__Material__.

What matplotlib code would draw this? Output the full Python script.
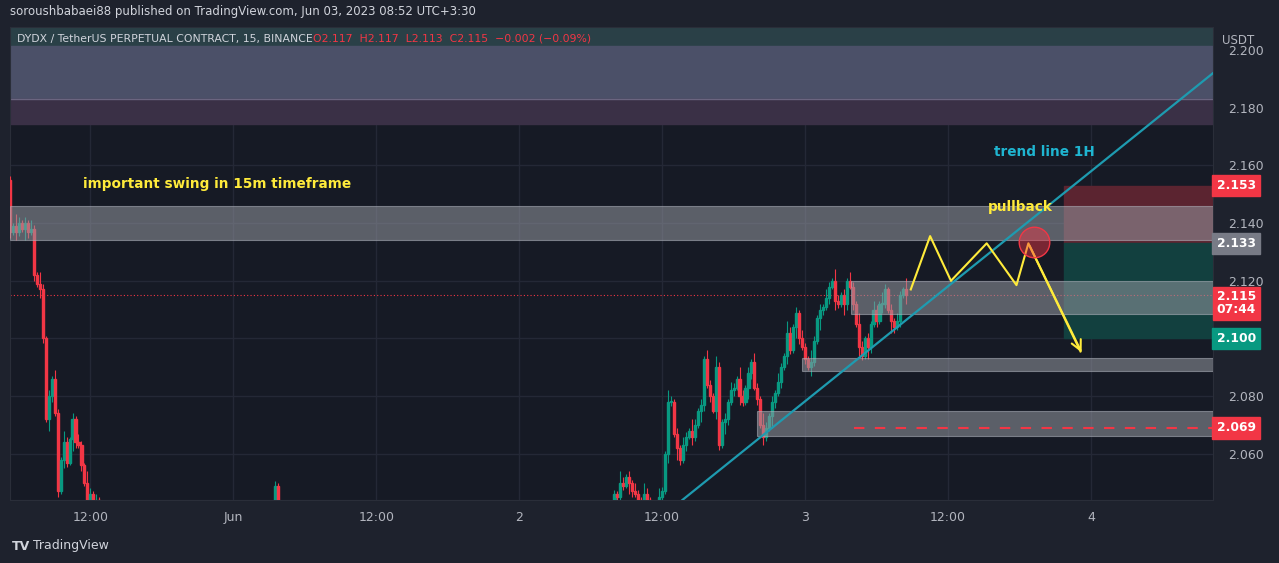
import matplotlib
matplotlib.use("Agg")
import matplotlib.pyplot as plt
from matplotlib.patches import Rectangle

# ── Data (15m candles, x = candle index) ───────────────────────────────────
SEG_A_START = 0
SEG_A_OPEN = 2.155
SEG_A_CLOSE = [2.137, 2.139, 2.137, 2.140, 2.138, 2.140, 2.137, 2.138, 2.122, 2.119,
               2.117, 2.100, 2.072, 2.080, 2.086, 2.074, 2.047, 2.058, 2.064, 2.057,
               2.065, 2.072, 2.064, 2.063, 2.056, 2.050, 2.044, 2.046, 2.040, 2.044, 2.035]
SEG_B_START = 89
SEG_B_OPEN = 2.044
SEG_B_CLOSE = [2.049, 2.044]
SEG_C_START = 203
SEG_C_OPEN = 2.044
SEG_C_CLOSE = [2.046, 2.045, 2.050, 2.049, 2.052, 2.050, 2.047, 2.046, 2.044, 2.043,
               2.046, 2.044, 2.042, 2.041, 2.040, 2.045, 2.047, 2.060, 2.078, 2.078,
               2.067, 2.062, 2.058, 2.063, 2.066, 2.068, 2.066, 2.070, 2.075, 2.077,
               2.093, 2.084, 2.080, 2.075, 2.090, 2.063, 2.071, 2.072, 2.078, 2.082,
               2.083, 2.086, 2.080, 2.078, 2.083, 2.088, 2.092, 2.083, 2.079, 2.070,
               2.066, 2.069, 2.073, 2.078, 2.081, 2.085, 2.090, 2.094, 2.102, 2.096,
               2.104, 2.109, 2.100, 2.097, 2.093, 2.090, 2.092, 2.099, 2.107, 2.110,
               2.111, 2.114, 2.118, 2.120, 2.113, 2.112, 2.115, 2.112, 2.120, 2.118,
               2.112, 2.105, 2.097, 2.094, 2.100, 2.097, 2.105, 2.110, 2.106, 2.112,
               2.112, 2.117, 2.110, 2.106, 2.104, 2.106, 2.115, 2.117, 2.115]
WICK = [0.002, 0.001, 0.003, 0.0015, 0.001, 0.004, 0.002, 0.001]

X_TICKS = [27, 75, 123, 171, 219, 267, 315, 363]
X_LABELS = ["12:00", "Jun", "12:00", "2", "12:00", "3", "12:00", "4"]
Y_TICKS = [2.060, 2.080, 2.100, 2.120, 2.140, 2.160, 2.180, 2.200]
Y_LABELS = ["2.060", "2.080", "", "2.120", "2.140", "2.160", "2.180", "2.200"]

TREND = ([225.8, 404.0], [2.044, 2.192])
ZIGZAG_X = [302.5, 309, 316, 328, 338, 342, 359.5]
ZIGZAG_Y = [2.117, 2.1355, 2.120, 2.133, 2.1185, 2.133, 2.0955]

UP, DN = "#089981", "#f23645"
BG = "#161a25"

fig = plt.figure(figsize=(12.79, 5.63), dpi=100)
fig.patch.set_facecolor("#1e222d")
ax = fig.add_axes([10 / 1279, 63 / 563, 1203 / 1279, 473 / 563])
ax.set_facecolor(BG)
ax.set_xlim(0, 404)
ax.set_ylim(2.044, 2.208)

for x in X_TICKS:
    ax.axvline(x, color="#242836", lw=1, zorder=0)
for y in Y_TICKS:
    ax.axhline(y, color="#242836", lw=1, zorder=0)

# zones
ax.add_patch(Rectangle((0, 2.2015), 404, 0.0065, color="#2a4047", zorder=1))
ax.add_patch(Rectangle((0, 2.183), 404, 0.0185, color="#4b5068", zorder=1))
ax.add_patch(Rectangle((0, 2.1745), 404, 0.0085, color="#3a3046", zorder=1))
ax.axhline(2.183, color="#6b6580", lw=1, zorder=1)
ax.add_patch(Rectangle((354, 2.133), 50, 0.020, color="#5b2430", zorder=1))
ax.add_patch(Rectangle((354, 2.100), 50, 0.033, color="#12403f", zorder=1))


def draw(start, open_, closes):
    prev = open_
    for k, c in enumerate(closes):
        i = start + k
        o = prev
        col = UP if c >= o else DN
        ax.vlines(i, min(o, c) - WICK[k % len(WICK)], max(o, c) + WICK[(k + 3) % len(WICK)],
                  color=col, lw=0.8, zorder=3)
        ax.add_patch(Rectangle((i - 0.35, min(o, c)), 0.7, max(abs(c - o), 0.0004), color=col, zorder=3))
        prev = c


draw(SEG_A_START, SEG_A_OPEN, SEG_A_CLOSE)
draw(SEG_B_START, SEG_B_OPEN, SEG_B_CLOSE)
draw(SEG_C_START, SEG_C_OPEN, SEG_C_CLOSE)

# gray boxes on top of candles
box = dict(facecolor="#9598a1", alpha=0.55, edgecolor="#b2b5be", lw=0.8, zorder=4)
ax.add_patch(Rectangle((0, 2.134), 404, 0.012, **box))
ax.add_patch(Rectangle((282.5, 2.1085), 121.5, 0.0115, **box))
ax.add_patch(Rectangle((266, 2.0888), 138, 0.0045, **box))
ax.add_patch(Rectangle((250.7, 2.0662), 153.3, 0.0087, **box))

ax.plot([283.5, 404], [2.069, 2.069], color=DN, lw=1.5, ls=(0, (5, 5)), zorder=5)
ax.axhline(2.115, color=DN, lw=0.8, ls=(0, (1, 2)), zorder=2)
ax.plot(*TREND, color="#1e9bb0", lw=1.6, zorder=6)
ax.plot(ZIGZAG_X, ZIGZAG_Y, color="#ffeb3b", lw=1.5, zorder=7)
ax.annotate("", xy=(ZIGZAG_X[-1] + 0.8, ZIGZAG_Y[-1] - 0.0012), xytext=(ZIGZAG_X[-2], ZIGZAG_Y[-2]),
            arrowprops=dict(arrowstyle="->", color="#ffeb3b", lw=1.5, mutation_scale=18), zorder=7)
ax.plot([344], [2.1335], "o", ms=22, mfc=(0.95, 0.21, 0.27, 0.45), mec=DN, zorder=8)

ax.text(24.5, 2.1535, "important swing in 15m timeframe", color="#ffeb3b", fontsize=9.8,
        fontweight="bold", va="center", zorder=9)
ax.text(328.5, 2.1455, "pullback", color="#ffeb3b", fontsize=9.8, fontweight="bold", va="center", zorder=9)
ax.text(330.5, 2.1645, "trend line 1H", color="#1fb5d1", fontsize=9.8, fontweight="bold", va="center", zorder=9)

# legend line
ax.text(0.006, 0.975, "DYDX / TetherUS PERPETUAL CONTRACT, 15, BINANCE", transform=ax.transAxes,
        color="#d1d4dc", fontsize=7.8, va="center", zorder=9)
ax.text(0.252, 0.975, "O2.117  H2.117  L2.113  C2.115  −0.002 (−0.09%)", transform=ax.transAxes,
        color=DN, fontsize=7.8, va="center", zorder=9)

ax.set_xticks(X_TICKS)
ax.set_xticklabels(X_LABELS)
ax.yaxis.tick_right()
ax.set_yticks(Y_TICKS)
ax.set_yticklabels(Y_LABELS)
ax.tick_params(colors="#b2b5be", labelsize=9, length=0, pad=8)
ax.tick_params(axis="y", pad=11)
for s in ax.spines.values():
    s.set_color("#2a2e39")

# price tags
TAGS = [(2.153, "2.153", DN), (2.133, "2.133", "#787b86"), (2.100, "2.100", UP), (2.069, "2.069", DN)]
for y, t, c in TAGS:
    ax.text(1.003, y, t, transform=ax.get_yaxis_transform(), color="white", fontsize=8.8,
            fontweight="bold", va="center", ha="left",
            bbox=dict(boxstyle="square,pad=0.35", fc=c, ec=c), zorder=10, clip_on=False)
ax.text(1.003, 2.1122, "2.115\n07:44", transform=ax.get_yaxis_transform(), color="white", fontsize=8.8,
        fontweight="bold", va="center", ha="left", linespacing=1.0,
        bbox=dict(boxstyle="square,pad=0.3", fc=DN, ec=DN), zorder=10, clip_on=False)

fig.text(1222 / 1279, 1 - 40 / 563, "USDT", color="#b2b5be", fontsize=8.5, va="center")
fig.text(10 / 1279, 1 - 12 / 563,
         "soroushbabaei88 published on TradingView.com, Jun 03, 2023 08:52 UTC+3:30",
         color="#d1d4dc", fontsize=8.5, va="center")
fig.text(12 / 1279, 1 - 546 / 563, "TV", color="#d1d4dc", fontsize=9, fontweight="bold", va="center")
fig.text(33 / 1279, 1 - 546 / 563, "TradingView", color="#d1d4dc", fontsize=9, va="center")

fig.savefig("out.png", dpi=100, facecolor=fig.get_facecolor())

__Required task__.
Report the number of lines containing the string "matplotlib" and add nothing to it.

__Result__.
5